Intellectually, I know my son is disabled. LM#1’s Autism is the disabling kind. Sometimes I can’t see it because that disability is my normal. I don’t think, I just do. Since Leading Man #1 entered high school 4 years ago, TheEx and I have worked through special needs attorneys and advocates (the superlative Karen Edler and Michelle Krone at Price Meese, Schulman & D’Arminio, PC), family law attorneys, the local school system, neurologists, the county special needs team, psychiatrists (welcome to the wonderful world of Autism co-morbididites!) and kiddo’s school (the equally superlative ECLC of NJ) to get kiddo what he needs to thrive. We’ve fought, and talked, threatened, and pushed.
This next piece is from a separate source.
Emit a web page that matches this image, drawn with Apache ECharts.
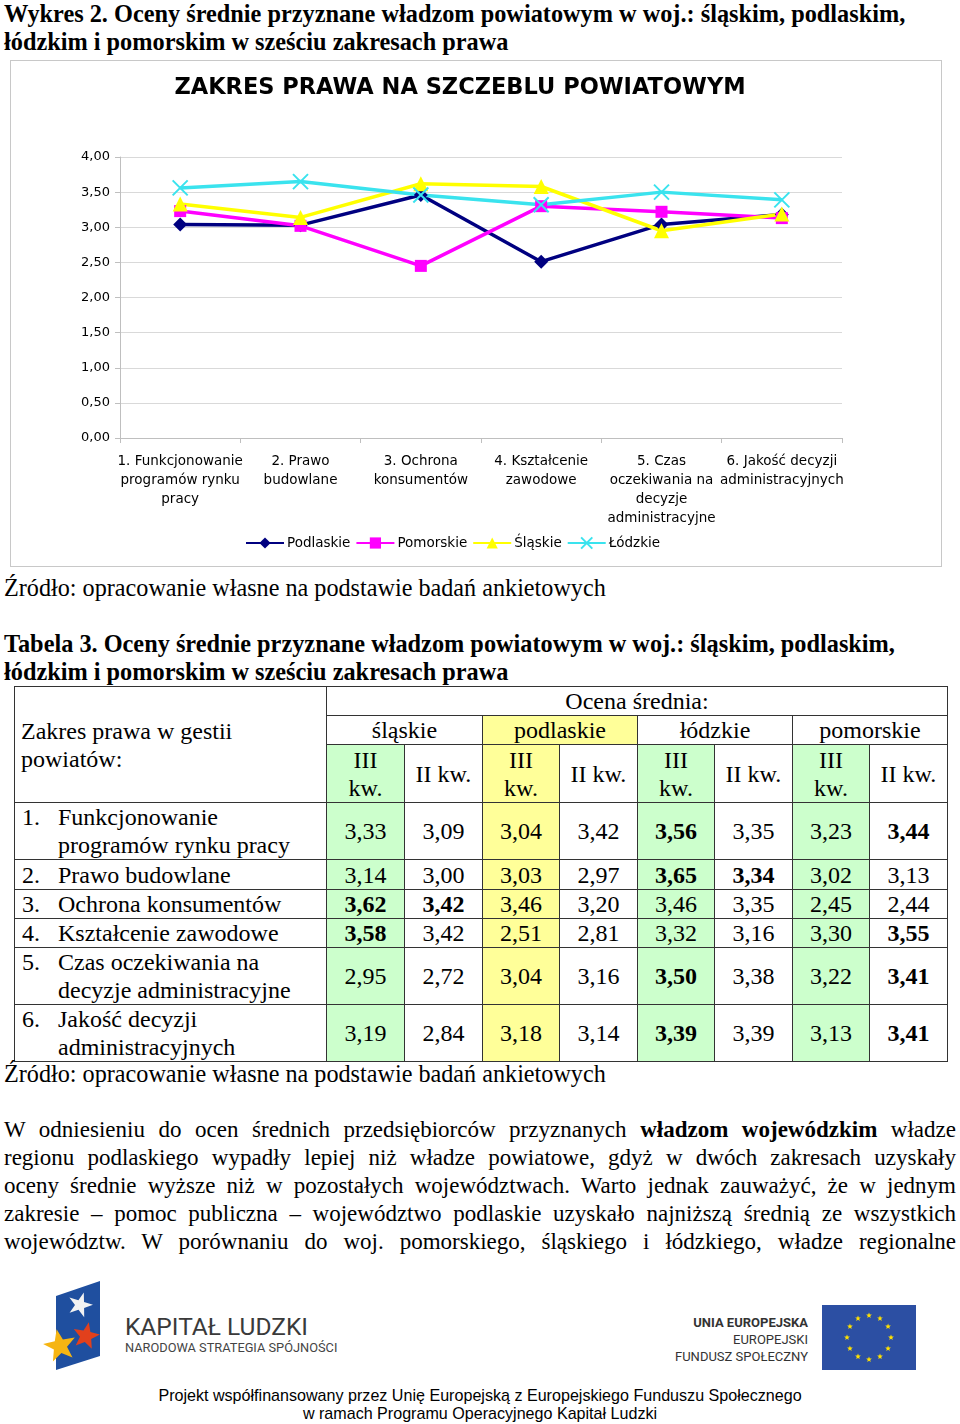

I’ve been so busy advocating for my son, I didn’t stop to think about how I felt about signing the guardianship paperwork. As documentation of my son’s disability, it’s grim stuff. Parents do not see their children the way the law or a child study team does. We see our kids. We do not see scores and percentiles. We see love.
I came close last year, when we signed off on 1 of 2 special needs trusts that need to be established for Leading Man #1. That same day TheEx and I marched into a verbal showdown with Leading Man #1’s psychiatrist and enrolled him in a county special needs program before I took kiddo to my folks’ place to celebrate his 17th birthday. There wasn’t time to think. I just did.
You would think that all of those hours on the road between Boston and Bergen County would have given me time to process this. It didn’t. The drive through, mostly, Connecticut, is my transition from New England Workaholic to New Jersey Mom and back. Time with my son is hard to get. I slowly mentally leave work behind as I travel southwest and the traffic gets denser. On the way back up to Boston I reconcile myself to leaving my son 210 miles away.
In truth, I wouldn’t even be thinking about any of this if I hadn’t just, thanks to the sheer unpredictability of New England winters, been forced off the road for a full two months. I swore I would actually get to know Littleton this year (we’ve only lived here for 9 years now), but still, time is not my Mombrain’s friend.
I also have it easy. I don’t give myself excuses from full-time parenting because I live out-of-state, but given that we haven’t found a portal between Boston and Bergen County, and I’ve yet to encounter The Doctor and/or a blue police box, I miss quite a bit. I can’t be there for the day-to-day. TheEx is the front line warrior. I’m the administrator, advocate, and “don’t make me bring his Mom down from Boston” IEP meeting secret weapon.
That doesn’t make that paperwork any easier.
I wouldn’t have any other kid than the one I have. Leading Man #1 truly is perfect just as he is. I just wish that the legalese wasn’t so stark. It should really say something like this:
“Yes, J. has impairments and will need government services and his parents for the rest of his life. No, he may never get to college. J. is still a vibrant, creative, hardworking individual and a vital part of our community.”